Records with drawing code
* * * *
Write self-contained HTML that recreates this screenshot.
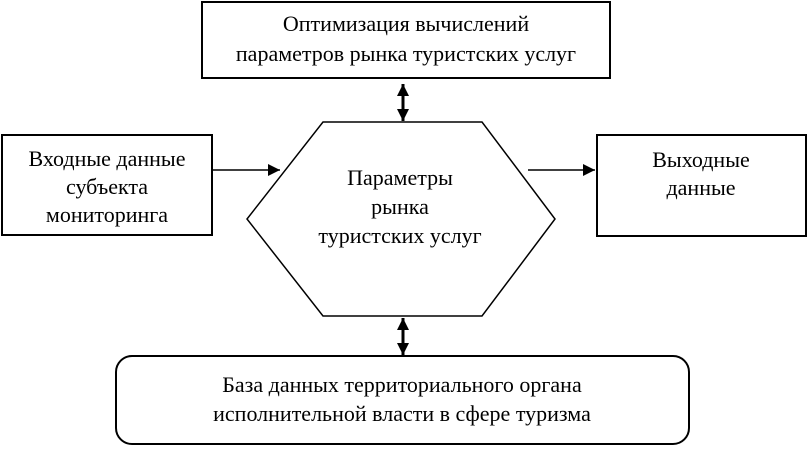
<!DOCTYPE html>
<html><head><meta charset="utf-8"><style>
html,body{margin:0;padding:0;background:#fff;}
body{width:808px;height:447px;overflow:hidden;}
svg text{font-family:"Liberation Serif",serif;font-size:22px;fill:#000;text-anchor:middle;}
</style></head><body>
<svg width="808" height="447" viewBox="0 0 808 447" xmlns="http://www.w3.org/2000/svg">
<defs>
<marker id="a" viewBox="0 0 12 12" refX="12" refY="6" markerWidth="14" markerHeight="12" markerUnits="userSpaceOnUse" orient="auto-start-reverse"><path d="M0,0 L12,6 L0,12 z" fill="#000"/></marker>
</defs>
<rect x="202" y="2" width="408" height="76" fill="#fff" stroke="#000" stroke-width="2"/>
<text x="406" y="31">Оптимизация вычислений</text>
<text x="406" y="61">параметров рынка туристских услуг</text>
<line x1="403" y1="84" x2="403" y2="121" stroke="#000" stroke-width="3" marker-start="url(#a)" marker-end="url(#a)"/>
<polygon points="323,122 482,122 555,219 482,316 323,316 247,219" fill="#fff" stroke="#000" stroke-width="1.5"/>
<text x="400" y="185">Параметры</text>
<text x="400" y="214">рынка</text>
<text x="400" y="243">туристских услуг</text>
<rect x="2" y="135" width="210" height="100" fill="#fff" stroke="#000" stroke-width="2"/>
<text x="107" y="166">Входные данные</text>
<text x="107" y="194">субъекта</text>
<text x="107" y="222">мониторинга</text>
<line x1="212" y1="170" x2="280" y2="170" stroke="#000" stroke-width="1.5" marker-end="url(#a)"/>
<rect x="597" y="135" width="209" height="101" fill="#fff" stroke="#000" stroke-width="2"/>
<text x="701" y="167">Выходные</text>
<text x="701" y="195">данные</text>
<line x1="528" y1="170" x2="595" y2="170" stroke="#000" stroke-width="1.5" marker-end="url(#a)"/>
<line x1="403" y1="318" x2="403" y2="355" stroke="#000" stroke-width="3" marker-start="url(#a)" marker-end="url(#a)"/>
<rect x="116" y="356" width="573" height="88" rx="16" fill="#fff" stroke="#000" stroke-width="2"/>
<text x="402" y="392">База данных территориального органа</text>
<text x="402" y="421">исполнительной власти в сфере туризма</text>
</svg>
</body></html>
* * * *
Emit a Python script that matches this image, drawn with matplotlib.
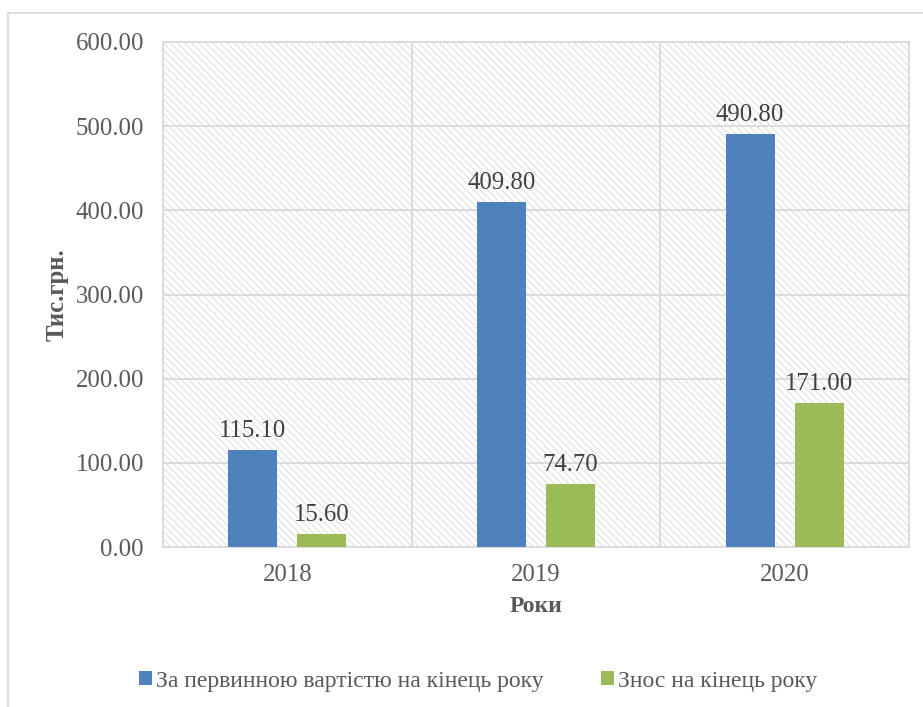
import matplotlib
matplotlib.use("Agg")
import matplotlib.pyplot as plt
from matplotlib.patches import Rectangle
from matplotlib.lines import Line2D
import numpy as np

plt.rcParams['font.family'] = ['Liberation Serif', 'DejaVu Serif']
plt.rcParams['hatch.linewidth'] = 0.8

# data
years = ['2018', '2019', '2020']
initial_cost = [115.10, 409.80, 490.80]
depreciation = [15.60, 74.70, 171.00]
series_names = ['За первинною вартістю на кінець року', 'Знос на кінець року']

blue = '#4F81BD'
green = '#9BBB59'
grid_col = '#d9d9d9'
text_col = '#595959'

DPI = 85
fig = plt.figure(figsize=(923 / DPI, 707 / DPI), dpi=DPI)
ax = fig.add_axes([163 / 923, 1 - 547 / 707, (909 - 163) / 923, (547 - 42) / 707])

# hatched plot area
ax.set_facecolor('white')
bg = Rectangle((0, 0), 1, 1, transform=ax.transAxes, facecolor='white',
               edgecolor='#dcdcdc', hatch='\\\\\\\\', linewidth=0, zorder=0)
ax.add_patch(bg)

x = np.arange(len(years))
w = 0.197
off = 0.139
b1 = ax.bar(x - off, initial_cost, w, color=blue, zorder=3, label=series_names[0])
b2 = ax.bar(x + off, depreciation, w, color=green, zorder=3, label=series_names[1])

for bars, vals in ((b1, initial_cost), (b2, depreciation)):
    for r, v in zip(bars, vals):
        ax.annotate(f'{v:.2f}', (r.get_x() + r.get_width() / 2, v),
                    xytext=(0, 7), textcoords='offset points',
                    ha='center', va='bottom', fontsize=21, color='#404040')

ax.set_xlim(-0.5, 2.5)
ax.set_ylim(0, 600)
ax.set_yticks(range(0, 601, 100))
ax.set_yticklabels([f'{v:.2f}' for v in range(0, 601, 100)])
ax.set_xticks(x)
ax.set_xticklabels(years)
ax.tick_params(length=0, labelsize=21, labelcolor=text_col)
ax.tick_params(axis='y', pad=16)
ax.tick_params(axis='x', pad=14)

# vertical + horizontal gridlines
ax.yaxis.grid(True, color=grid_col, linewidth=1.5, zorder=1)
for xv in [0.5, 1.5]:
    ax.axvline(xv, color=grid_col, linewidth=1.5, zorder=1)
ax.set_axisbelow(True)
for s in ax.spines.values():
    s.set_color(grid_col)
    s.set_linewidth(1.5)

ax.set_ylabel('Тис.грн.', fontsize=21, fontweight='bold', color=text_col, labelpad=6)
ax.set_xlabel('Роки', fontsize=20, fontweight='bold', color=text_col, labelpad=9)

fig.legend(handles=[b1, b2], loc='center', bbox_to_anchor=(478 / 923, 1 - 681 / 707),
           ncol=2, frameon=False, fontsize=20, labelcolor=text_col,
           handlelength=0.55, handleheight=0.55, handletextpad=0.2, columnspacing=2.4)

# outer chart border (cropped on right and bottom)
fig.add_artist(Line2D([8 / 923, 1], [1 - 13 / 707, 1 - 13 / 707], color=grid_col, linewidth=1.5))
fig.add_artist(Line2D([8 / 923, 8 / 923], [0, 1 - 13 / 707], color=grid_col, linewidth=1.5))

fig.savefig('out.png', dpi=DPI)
* * * *
TASK GOAL
From the line containing "Emit a Python" to the line containing "import numpy as np", both lines included, give the text again exactly, without any pictures.

RESULT OF THE EXERCISE
Emit a Python script that matches this image, drawn with matplotlib.
import matplotlib
matplotlib.use("Agg")
import matplotlib.pyplot as plt
from matplotlib.patches import Rectangle
from matplotlib.lines import Line2D
import numpy as np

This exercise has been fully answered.